The federal indictment of former New Orleans Mayor Ray Nagin is a tragedy for New Orleans — and for the rest of Louisiana.
Nagin, who was in office during the arrival and immediate aftermath of Hurricane Katrina in 2005, was recently indicted on 21 federal charges, including conspiracy, wire fraud, bribery, money laundering and filing false tax returns while in office. Among other charges, federal prosecutors allege that Nagin accepted more than $160,000 in bribes and loads of granite for a family business in exchange for issuing millions of dollars in post-Katrina city contract work to businessman Frank Fradella.
Nagin should be presumed innocent unless proven guilty in court. In the court of public opinion, however, the tarnished image of Nagin and his administration has already complicated the Crescent City’s continuing recovery from the 2005 hurricane.
Fradella pleaded guilty in June to conspiracy to commit bribery.
Prosecutors allege that Nagin accepted at least $60,000 in payoffs from businessman Rodney Williams, who pleaded guilty last year to a charge of conspiracy. Greg Meffert, a former technology officer under Nagin, has pleaded guilty to charges he took bribes and kickbacks to steer city business to businessman Mark St. Pierre. Anthony Jones, who served as the city’s chief technology officer in Nagin’s administration, also pleaded guilty to accepting payoffs. St. Pierre was convicted in 2011 of charges that include conspiracy, bribery and money-laundering.
Given the web of corruption within Nagin’s administration that’s already been exposed, the former mayor’s indictment is not a surprise.
As champions of New Orleans fought for its survival after Katrina, cynics suggested that the city’s culture of corruption made it unworthy of aid. We strongly disagreed with that notion — and still do. We are also aware that political corruption can occur anywhere. Although public officials in New Orleans — and the rest of Louisiana — suffer from a reputation for wrongdoing, we know that Louisiana certainly has no monopoly on these kinds of abuses of the public trust.

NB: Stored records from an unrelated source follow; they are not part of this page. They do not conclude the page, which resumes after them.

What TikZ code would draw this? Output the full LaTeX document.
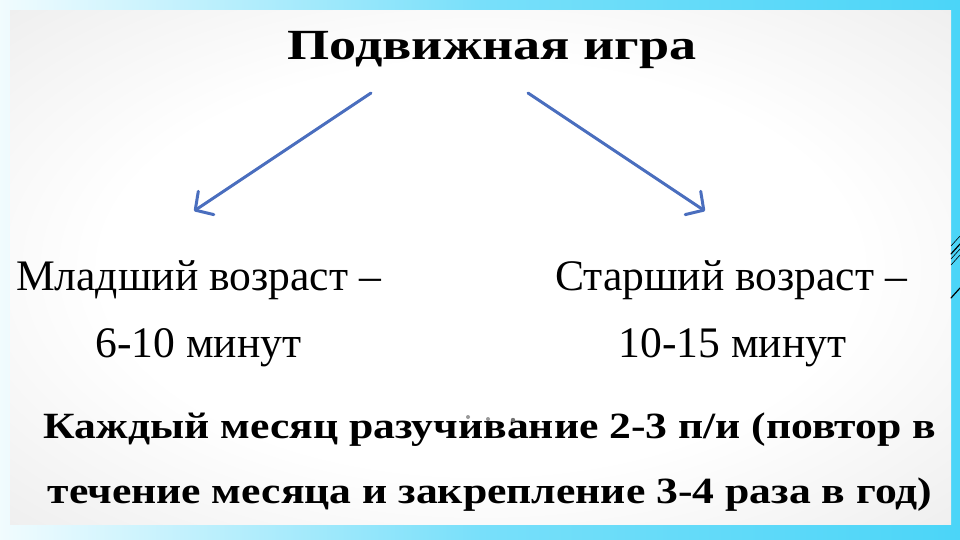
\documentclass[tikz,border=0pt]{standalone}
\usepackage{fontspec}
\setmainfont{Liberation Serif}
\usetikzlibrary{arrows.meta}
\definecolor{cyanb}{RGB}{75,213,248}
\definecolor{arrowblue}{RGB}{74,110,190}
\definecolor{panelgray}{RGB}{212,212,212}
\pgfdeclareradialshading{panelshade}{\pgfpoint{0bp}{0bp}}{%
  color(0bp)=(white); color(20bp)=(white); color(45bp)=(white!40!panelgray);
  color(71bp)=(panelgray)}
\begin{document}
\begin{tikzpicture}[x=1pt,y=-1pt,
  titlefont/.style={font=\fontsize{43}{48}\selectfont\bfseries,xscale=1.26},
  agefont/.style={font=\fontsize{43.6}{48}\selectfont},
  notefont/.style={font=\fontsize{37}{40}\selectfont\bfseries,xscale=1.18},
  txt/.style={anchor=base,inner sep=0pt,text=black},
  conn/.style={draw=arrowblue,line width=3pt,line cap=round,
    -{Straight Barb[length=13pt,width=28pt,line width=3pt,round]}}]
\useasboundingbox (0,0) rectangle (960,540);
% outer frame
\shade[left color=white!93!cyanb,right color=cyanb] (0,0) rectangle (960,540);
\shade[shading angle=135,left color=white!92!cyanb,right color=cyanb,middle color=cyanb!75]
  (0,0) rectangle (960,540);
% panel
\shade[shading=panelshade] (10,11) rectangle (951,524);
% right-edge decoration
\begin{scope}[black,line cap=round]
  \draw[line width=0.6pt] (951,246) -- (960,236);
  \draw[line width=1.2pt] (951,254) -- (960,244);
  \draw[line width=0.6pt] (951,259) -- (960,249);
  \draw[line width=0.6pt] (951,265) -- (960,255);
  \draw[line width=1.2pt] (951,298) -- (960,288);
\end{scope}
% texts
\node[txt,titlefont] (title) at (492,60) {Подвижная игра};
\node[txt,agefont] (young1) at (198.5,290) {Младший возраст –};
\node[txt,agefont] (young2) at (198.5,357) {6-10 минут};
\node[txt,agefont] (old1) at (731,290) {Старший возраст –};
\node[txt,agefont] (old2) at (732.5,357) {10-15 минут};
\node[txt,notefont] (note1) at (490,438) {Каждый месяц разучивание 2-3 п/и (повтор в};
\node[txt,notefont] (note2) at (490,503) {течение месяца и закрепление 3-4 раза в год)};
% small dots
\fill[gray!80] (468,417) circle (2pt);
\fill[gray!80] (488,419) circle (2pt);
\fill[gray!90!black] (513,420) circle (2.2pt);
% connectors
\coordinate (ls) at (371,93);
\coordinate (le) at (194,211);
\coordinate (rs) at (528,93);
\coordinate (re) at (705,211);
\draw[conn] (ls) -- (le);
\draw[conn] (rs) -- (re);
\end{tikzpicture}
\end{document}
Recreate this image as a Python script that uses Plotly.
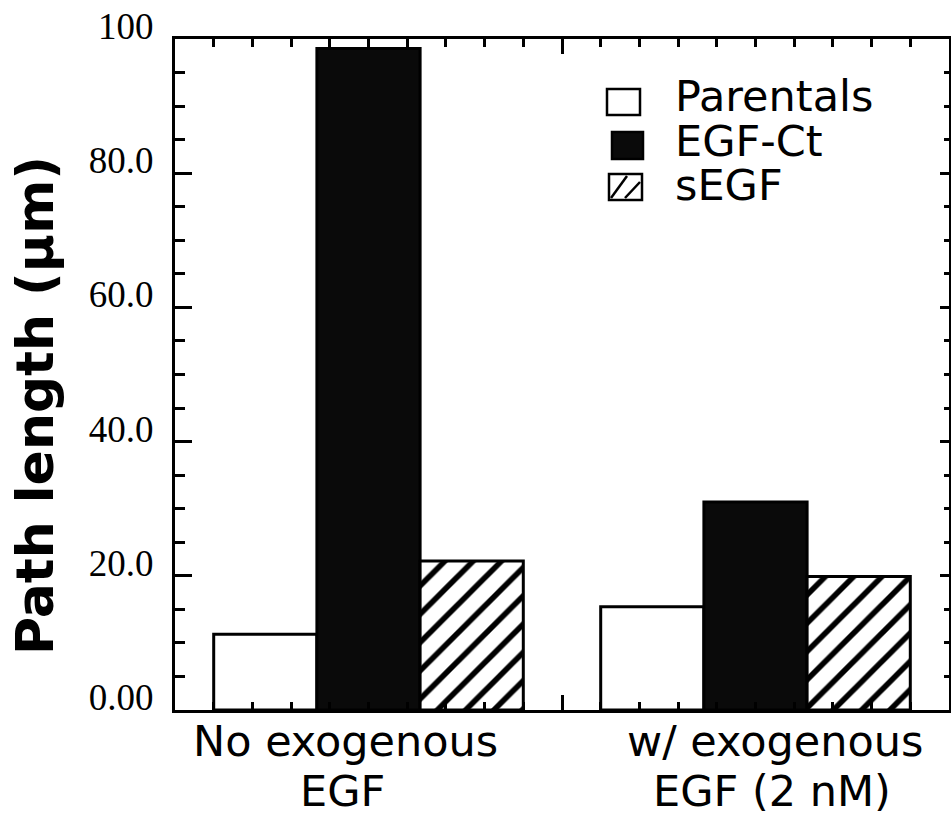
import plotly.graph_objects as go

# ---- data ----
group_x = [5, 15]
group_labels_line1 = ["No exogenous", "w/ exogenous"]
group_labels_line2 = ["EGF", "EGF (2 nM)"]
series_names = ["Parentals", "EGF-Ct", "sEGF"]
parentals = [11.3, 15.4]
egf_ct = [98.6, 31.0]
segf = [22.2, 19.9]
y_tickvals = [0, 20, 40, 60, 80, 100]
y_ticktext = ["0.00", "20.0", "40.0", "60.0", "80.0", "100"]

W, H = 951, 820
L, R, T, B = 175, 949, 39, 710  # plot area in px


def px_x(px):
    return (px - L) / (R - L)


def px_y(py):
    return (B - py) / (B - T)


fig = go.Figure()
fig.add_trace(go.Bar(x=group_x, y=parentals, name=series_names[0],
                     marker=dict(color="white", line=dict(color="black", width=3))))
fig.add_trace(go.Bar(x=group_x, y=egf_ct, name=series_names[1],
                     marker=dict(color="#0a0a0a", line=dict(color="black", width=3))))
fig.add_trace(go.Bar(x=group_x, y=segf, name=series_names[2],
                     marker=dict(color="white", line=dict(color="black", width=3),
                                 pattern=dict(shape="/", fgcolor="black", bgcolor="white",
                                              fgopacity=1, size=20, solidity=0.28))))
# invisible trace so that the mirrored top/right axes (with their own minor ticks) are drawn
fig.add_trace(go.Scatter(x=group_x, y=parentals, xaxis="x2", yaxis="y2", mode="markers",
                         marker=dict(opacity=0), hoverinfo="skip", showlegend=False))

axis_common = dict(showline=True, linecolor="black", linewidth=3, mirror=True,
                   showgrid=False, zeroline=False, ticks="inside", tickcolor="black",
                   automargin=False, layer="above traces")

fig.update_layout(
    xaxis=dict(range=[0, 20], tickvals=[0, 10, 20], ticklen=15, tickwidth=2.5,
               showticklabels=False,
               minor=dict(dtick=1, tick0=0, ticks="inside", ticklen=8, tickwidth=2.5,
                          tickcolor="black", showgrid=False),
               **axis_common),
    yaxis=dict(range=[0, 100], tickvals=y_tickvals, ticktext=y_ticktext,
               ticklen=17, tickwidth=2.5,
               tickfont=dict(family="Liberation Serif", size=37, color="black"),
               ticklabelstandoff=11, ticklabelshift=-13,
               minor=dict(dtick=5, tick0=0, ticks="inside", ticklen=10, tickwidth=2.5,
                          tickcolor="black", showgrid=False),
               **axis_common),
    xaxis2=dict(overlaying="x", side="top", anchor="y", range=[0, 20], tickvals=[0, 10, 20],
                ticks="inside", ticklen=15, tickwidth=2.5, tickcolor="black",
                showticklabels=False, showgrid=False, zeroline=False, showline=True,
                linecolor="black", linewidth=3, automargin=False, layer="above traces",
                minor=dict(dtick=1, tick0=0, ticks="inside", ticklen=8, tickwidth=2.5,
                           tickcolor="black", showgrid=False)),
    yaxis2=dict(overlaying="y", side="right", anchor="x", range=[0, 100], tickvals=y_tickvals,
                ticks="inside", ticklen=9, tickwidth=2.5, tickcolor="black",
                showticklabels=False, showgrid=False, zeroline=False, showline=True,
                linecolor="black", linewidth=3, automargin=False, layer="above traces",
                minor=dict(dtick=5, tick0=0, ticks="inside", ticklen=5, tickwidth=2.5,
                           tickcolor="black", showgrid=False)),
)

annotations = []
# category labels
label_font = dict(family="DejaVu Sans", size=43, color="black")
label_cx = [345, 775]
for i in range(len(group_x)):
    annotations.append(dict(xref="paper", yref="paper", x=px_x(label_cx[i]), y=px_y(741),
                            text=group_labels_line1[i], showarrow=False,
                            xanchor="center", yanchor="middle", font=label_font))
    annotations.append(dict(xref="paper", yref="paper", x=px_x(label_cx[i] - 3), y=px_y(791),
                            text=group_labels_line2[i], showarrow=False,
                            xanchor="center", yanchor="middle", font=label_font))

# y title
annotations.append(dict(xref="paper", yref="paper", x=px_x(35), y=px_y(406),
                        text="Path length (µm)", textangle=-90, showarrow=False,
                        xanchor="center", yanchor="middle",
                        font=dict(family="DejaVu Sans", size=52, color="black", weight="bold")))

# custom legend
legend_font = dict(family="DejaVu Sans", size=43, color="black")
legend_rows = [96, 141, 185]
shapes = []
sw = [(607, 640, 89, 115, "white"), (612, 643, 132, 159, "#0a0a0a"), (609, 642, 174, 200, "white")]
for i, (x0, x1, y0, y1, fc) in enumerate(sw):
    shapes.append(dict(type="rect", xref="paper", yref="paper",
                       x0=px_x(x0), x1=px_x(x1), y0=px_y(y1), y1=px_y(y0),
                       fillcolor=fc, line=dict(color="black", width=2.5)))
    annotations.append(dict(xref="paper", yref="paper", x=px_x(673), y=px_y(legend_rows[i]),
                            text=series_names[i], showarrow=False,
                            xanchor="left", yanchor="middle", font=legend_font))
# hatch lines for sEGF swatch
x0, x1, y0, y1 = 609, 642, 174, 200
for (ax, ay, bx, by) in [(x0 + 2, y1 - 2, x0 + 18, y0 + 2), (x0 + 16, y1 - 2, x1 - 2, y0 + 8)]:
    shapes.append(dict(type="line", xref="paper", yref="paper",
                       x0=px_x(ax), y0=px_y(ay), x1=px_x(bx), y1=px_y(by),
                       line=dict(color="black", width=2.5)))

fig.update_layout(width=W, height=H, barmode="group", bargap=0.2, bargroupgap=0,
                  showlegend=False, plot_bgcolor="white", paper_bgcolor="white",
                  margin=dict(l=L, r=W - R, t=T, b=H - B, pad=0, autoexpand=False),
                  annotations=annotations, shapes=shapes)

fig.write_html("out.html", config={"displayModeBar": False},
               post_script="document.body.style.margin='0';document.body.style.overflow='hidden';")
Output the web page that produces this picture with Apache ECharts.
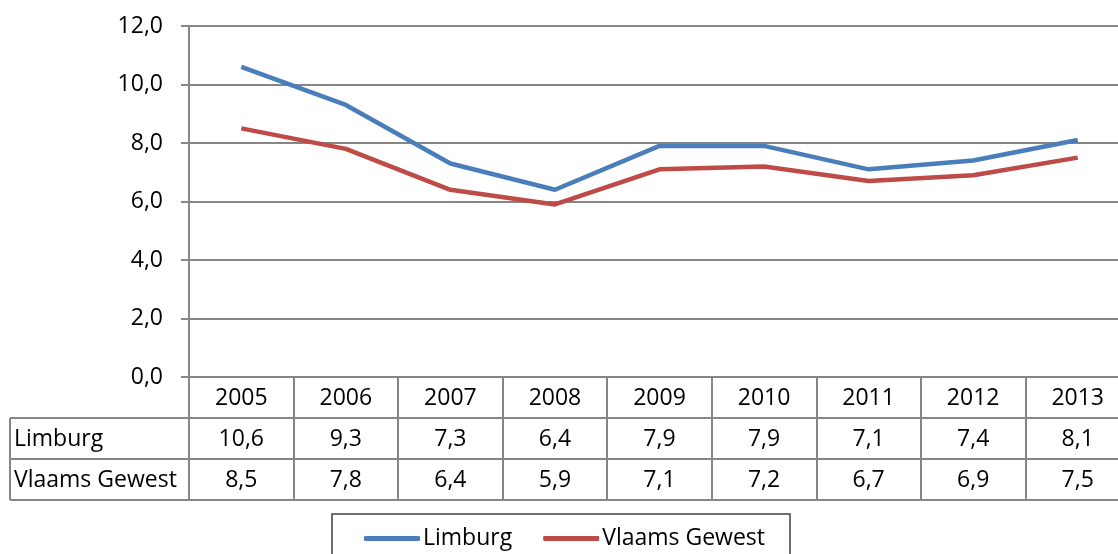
<!DOCTYPE html>
<html>
<head>
<meta charset="utf-8">
<script src="https://cdn.jsdelivr.net/npm/echarts@6/dist/echarts.min.js"></script>
<style>
html,body{margin:0;padding:0;background:#fff;}
#main{width:1118px;height:554px;}
</style>
</head>
<body>
<div id="main"></div>
<script>
const years = ['2005','2006','2007','2008','2009','2010','2011','2012','2013'];
const limburg = [10.6, 9.3, 7.3, 6.4, 7.9, 7.9, 7.1, 7.4, 8.1];
const vlaams = [8.5, 7.8, 6.4, 5.9, 7.1, 7.2, 6.7, 6.9, 7.5];
const seriesNames = ['Limburg', 'Vlaams Gewest'];
const yTicks = { min: 0, max: 12, interval: 2 };

const fmt = v => v.toFixed(1).replace('.', ',');
const FONT = '"Open Sans", "Noto Sans", sans-serif';
const GRAY = '#868686';
const FS = 23;

const chart = echarts.init(document.getElementById('main'), null, { renderer: 'canvas' });

function tableAxis(data, offset) {
  return {
    type: 'category',
    data: data,
    position: 'bottom',
    offset: offset,
    boundaryGap: true,
    axisLine: { show: true, lineStyle: { color: GRAY, width: 2 } },
    axisTick: { show: true, inside: false, length: 41, lineStyle: { color: GRAY, width: 2 } },
    axisLabel: { show: true, margin: 10, color: '#000', fontFamily: FONT, fontSize: FS, interval: 0 },
    splitLine: { show: false }
  };
}

const option = {
  backgroundColor: '#fff',
  animation: false,
  color: ['#4A7EBB', '#BE4B48'],
  grid: { left: 189, width: 941, top: 26, height: 351, containLabel: false, outerBoundsMode: 'none' },
  legend: {
    data: seriesNames,
    left: 332,
    top: 514,
    orient: 'horizontal',
    padding: [13, 25, 13, 32],
    itemGap: 31,
    itemWidth: 56,
    itemHeight: 5,
    icon: 'roundRect',
    borderColor: '#404040',
    borderWidth: 1.5,
    backgroundColor: '#fff',
    textStyle: { color: '#000', fontFamily: FONT, fontSize: FS, padding: [0, 0, 0, -2] }
  },
  xAxis: [
    tableAxis(years, 0),
    tableAxis(limburg.map(fmt), 41),
    tableAxis(vlaams.map(fmt), 82)
  ],
  yAxis: {
    type: 'value',
    min: yTicks.min,
    max: yTicks.max,
    interval: yTicks.interval,
    axisLine: { show: true, lineStyle: { color: GRAY, width: 2 } },
    axisTick: { show: true, inside: false, length: 8, lineStyle: { color: GRAY, width: 2 } },
    axisLabel: { margin: 26, color: '#000', fontFamily: FONT, fontSize: FS, formatter: v => fmt(v) },
    splitLine: { show: true, lineStyle: { color: GRAY, width: 2 } }
  },
  series: [
    {
      name: seriesNames[0], type: 'line', xAxisIndex: 0, data: limburg,
      symbol: 'none', lineStyle: { width: 4.5, color: '#4A7EBB' }, z: 3
    },
    {
      name: seriesNames[1], type: 'line', xAxisIndex: 0, data: vlaams,
      symbol: 'none', lineStyle: { width: 4.5, color: '#BE4B48' }, z: 3
    }
  ],
  graphic: [
    { type: 'line', shape: { x1: 10, y1: 418, x2: 189, y2: 418 }, style: { stroke: GRAY, lineWidth: 2 } },
    { type: 'line', shape: { x1: 10, y1: 459, x2: 189, y2: 459 }, style: { stroke: GRAY, lineWidth: 2 } },
    { type: 'line', shape: { x1: 10, y1: 500, x2: 1130, y2: 500 }, style: { stroke: GRAY, lineWidth: 2 } },
    { type: 'line', shape: { x1: 10, y1: 418, x2: 10, y2: 500 }, style: { stroke: GRAY, lineWidth: 2 } },
    { type: 'text', x: 14, y: 439, style: { text: seriesNames[0], fill: '#000', font: FS + 'px ' + FONT, verticalAlign: 'middle' } },
    { type: 'text', x: 14, y: 480, style: { text: seriesNames[1], fill: '#000', font: FS + 'px ' + FONT, verticalAlign: 'middle' } }
  ]
};
chart.setOption(option);
</script>
</body>
</html>
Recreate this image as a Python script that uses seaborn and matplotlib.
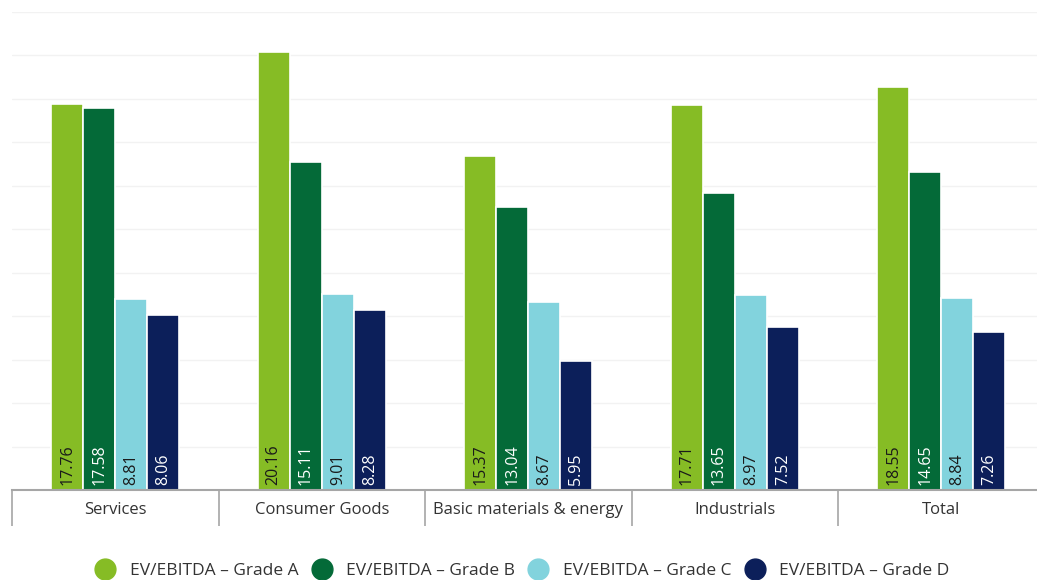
import matplotlib
matplotlib.use("Agg")
import matplotlib.pyplot as plt
from matplotlib.lines import Line2D
import seaborn as sns
import pandas as pd
import numpy as np

categories = ["Services", "Consumer Goods", "Basic materials & energy", "Industrials", "Total"]
series = ["EV/EBITDA – Grade A", "EV/EBITDA – Grade B", "EV/EBITDA – Grade C", "EV/EBITDA – Grade D"]
grade_a = [17.76, 20.16, 15.37, 17.71, 18.55]
grade_b = [17.58, 15.11, 13.04, 13.65, 14.65]
grade_c = [8.81, 9.01, 8.67, 8.97, 8.84]
grade_d = [8.06, 8.28, 5.95, 7.52, 7.26]
colors = ["#86BC25", "#046A38", "#82D3DD", "#0C1F5A"]
label_colors = ["#1a1a1a", "#ffffff", "#1a1a1a", "#ffffff"]

rows = []
for s, vals in zip(series, [grade_a, grade_b, grade_c, grade_d]):
    for c, v in zip(categories, vals):
        rows.append({"category": c, "series": s, "value": v})
df = pd.DataFrame(rows)

sns.set_theme(style="white")
plt.rcParams['font.family'] = ['Open Sans', 'DejaVu Sans']

W, H = 1037, 580
fig = plt.figure(figsize=(W / 100, H / 100), dpi=100)
left, right = 12, 1044.5
top, bottom = 12, 490
ax = fig.add_axes([left / W, (H - bottom) / H, (right - left) / W, (bottom - top) / H])

sns.barplot(data=df, x="category", y="value", hue="series", order=categories,
            hue_order=series, palette=colors, saturation=1, width=0.62, dodge=True,
            edgecolor="white", linewidth=1.2, legend=False, ax=ax)

ax.set_ylim(0, 22)
ax.set_xlim(-0.5, len(categories) - 0.5)
ax.set_yticks(np.arange(0, 23, 2))
ax.set_yticklabels([])
ax.tick_params(axis="y", length=0)
ax.grid(axis="y", color="#f2f2f2", linewidth=1)
ax.set_axisbelow(True)
for sp in ["top", "right", "left"]:
    ax.spines[sp].set_visible(False)
ax.spines["bottom"].set_color("#a6a6a6")
ax.spines["bottom"].set_linewidth(1.5)

ax.set_xticks(np.arange(-0.5, len(categories), 1.0), minor=True)
ax.tick_params(axis="x", which="minor", bottom=True, length=26, color="#a6a6a6",
               width=1.2, direction="out")
ax.tick_params(axis="x", which="major", bottom=False, length=0, pad=9, labelsize=12,
               labelcolor="#333333")
ax.set_xlabel("")
ax.set_ylabel("")

for i, cont in enumerate(ax.containers):
    for bar in cont:
        h = bar.get_height()
        ax.text(bar.get_x() + bar.get_width() / 2, 0.22, f"{h:.2f}", rotation=90,
                ha="center", va="bottom", fontsize=11.5, color=label_colors[i])

handles = [Line2D([0], [0], marker="o", linestyle="", markersize=15,
                  markerfacecolor=c, markeredgecolor=c) for c in colors]
fig.legend(handles, series, loc="center", bbox_to_anchor=(0.5, (H - 571) / H),
           ncol=4, frameon=False, fontsize=12.5, handletextpad=0.4, columnspacing=0.35,
           labelcolor="#333333")

fig.savefig("out.png", dpi=100)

But as the mayor of New Orleans after Hurricane Katrina, Nagin had a special obligation to advance an administration of high ethical standards. The watchful eyes of the world on the city’s recovery demanded no less.
Regardless of legal outcome of his indictments, Nagin is already known as a mayor who presided over an administration plagued by criminal activity. In sadly affirming Louisiana’s stereotype as a haven for corruption, Nagin has already compromised the ability of future New Orleans leaders to secure outside help after future disasters. He has also frustrated the Crescent City’s efforts to attract outside investment. That’s a loss not only for New Orleans, but for residents throughout the state whose destiny is connected with the future of Louisiana’s most famous city.